The first thing I picked up to wash was a chef's knife, which is roughly the same shape as Vermont, but a little larger.


Then came the knock on the door.

I swear, I'm holding this butcher knife in my hand and I answer the door and there are two uniformed officers of the law and I'm thinking, whoo boy, this probably isn't going to turn out well.

The two officers exchanged a brief glance, as if to say, "Do we want to save this man or do we want to let him burn up?"

As overpowering as the urge must have been to let me burn, they came in anyway and asked to see my smoke detector.

I thought I was going to get arrested and hauled off to the fireman's calaboose.

That's because about four years ago me and my smoke alarm came to blows and I basically ripped it out of the wall.

The reason I ripped it out of the wall was because it was too efficient. It, for example, went off every time I cooked. I took this to be a very unfair, if perhaps accurate, social commentary on my cooking.

But it was more than that. The steam in the shower started to set it off. Bzzzzzz. Then it started to make moral decisions. If I configured an unfair thought about a politician - Bzzzzz. If I decided to skip church - Bzzzzz.

Finally, I faced it. I said, look, buddy, it's either you or me.

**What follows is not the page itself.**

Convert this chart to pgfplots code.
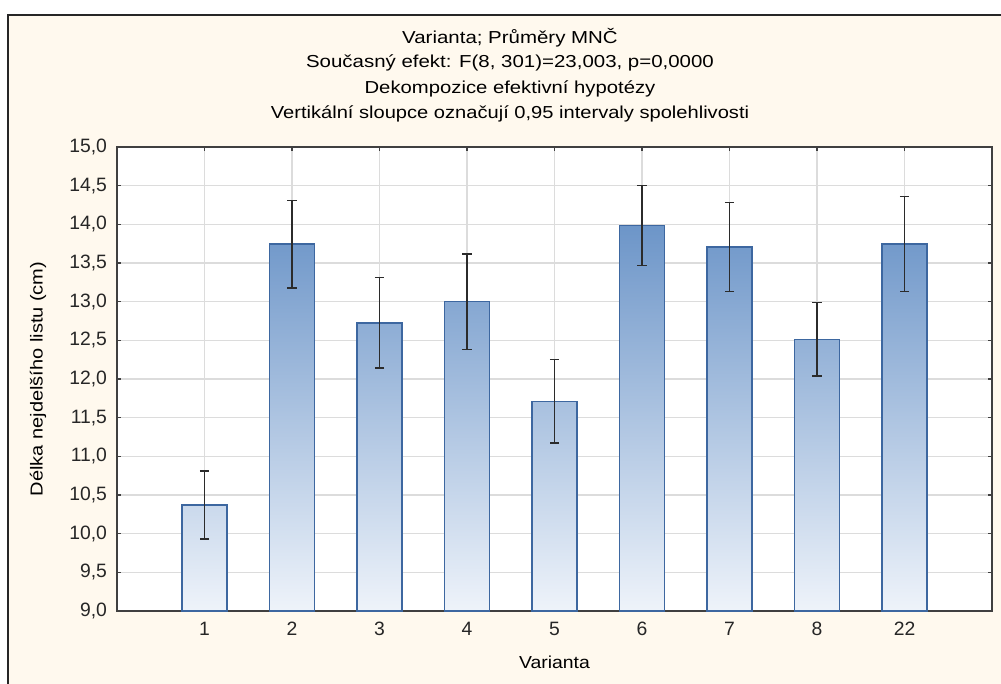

And I tore it from its hanger.

So anyway, here come the fire police and I'm holding a knife, I'm drenched in sweat and I say, "What do you want?" and they ask to see the only appurtenance in my house that isn't functioning.

So, calling on all my skills, intelligence, natural resources and wit, I did the one thing that comes naturally: I lied.

I said, "Will you look at that?" and appeared to be shocked and appalled at the tangle of what-might-have-been-smoke-detecting wires.

They didn't buy it.

But because they cared about me, I suppose, they put up a new smoke detector, ignored my shabby appearance and we became friends.

They asked me some civil questions, then I gave them some civil answers. They wanted to know what the biggest threat to my neighborhood was and I said, "me" and they said, "besides that" and I said, "well, probably the fistfights."

Then they asked what I thought the greatest cause of fires was and I said, "me" and they said "besides that" and I said "arsonists."

They stopped asking questions after that.

And we went on from there. They had me sign a paper that attested to the fact that my smoke alarm was paid for by the federal government. It just doesn't get any better than that. I'm sitting here, now, at my home, typing and looking up at my federally provided smoke detector and thinking, "Wow, my taxes go for something after all."

Tim Rowland is a Herald-Mail columnist.